I’ll raise a quiet glass to Robert Mueller here. In the public mind, he was first the messianic savior of democracy and then an emblem of inadequacy and institutional failure — and both those visions did him a disservice.

He tried to do the right thing in a principled way. His effort failed, and we’ve paid dearly for that failure. The failure was his, but also all of ours to share: for every one of his choices that I can second-guess, I can name half a dozen places where others failed to hold up their/our end of the bargain, took the work he handed off and dropped it flat.

He failed, but he tried his damndest — and that’s more than I can say for a lot of folks in the USA over the last 10 years.

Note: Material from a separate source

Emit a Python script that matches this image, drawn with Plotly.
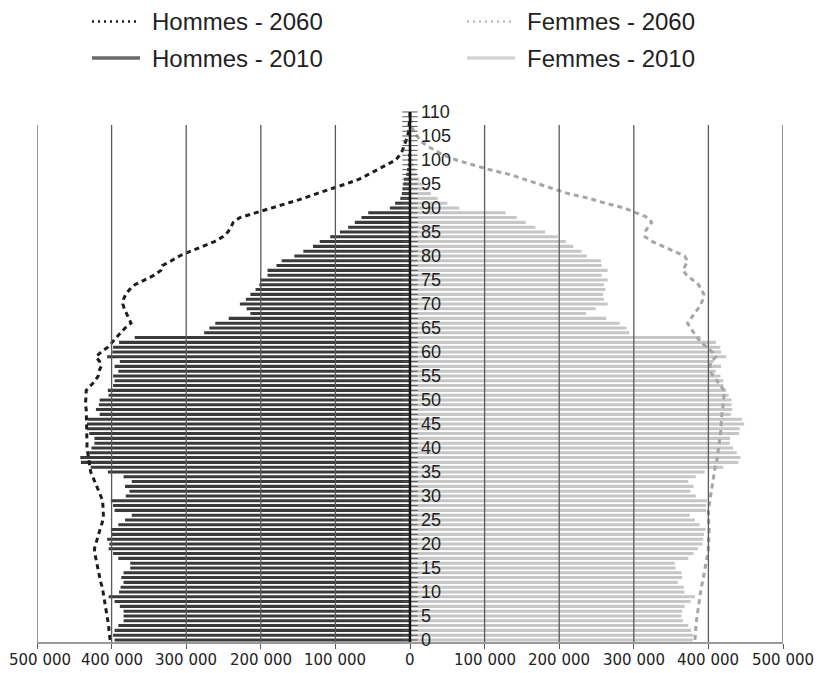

@[email protected] He earned the ire of America's most corrupt fascist by trying to bring justice, and for that he earned my respect.

@kratzen @inthehands

comparing to Comey is probably instructive: the latter didn't fail by mistakenly believing in the institutions the way Mueller did, he and his letter failed on purpose

@inthehands yeah we remember seeing a lot of people say he's always "ten steps ahead" and things like that

and that's just nonsense, like, the playbook for that role is pretty clear, it's not like it's never been done before, it's not like it comes as a surprise to anyone

@inthehands it was a difficult job. it turned out not to be possible. the consequences are horrifying.

we shouldn't succumb to the Hollywood fallacy of blaming everything on a single person. these problems are bigger than that.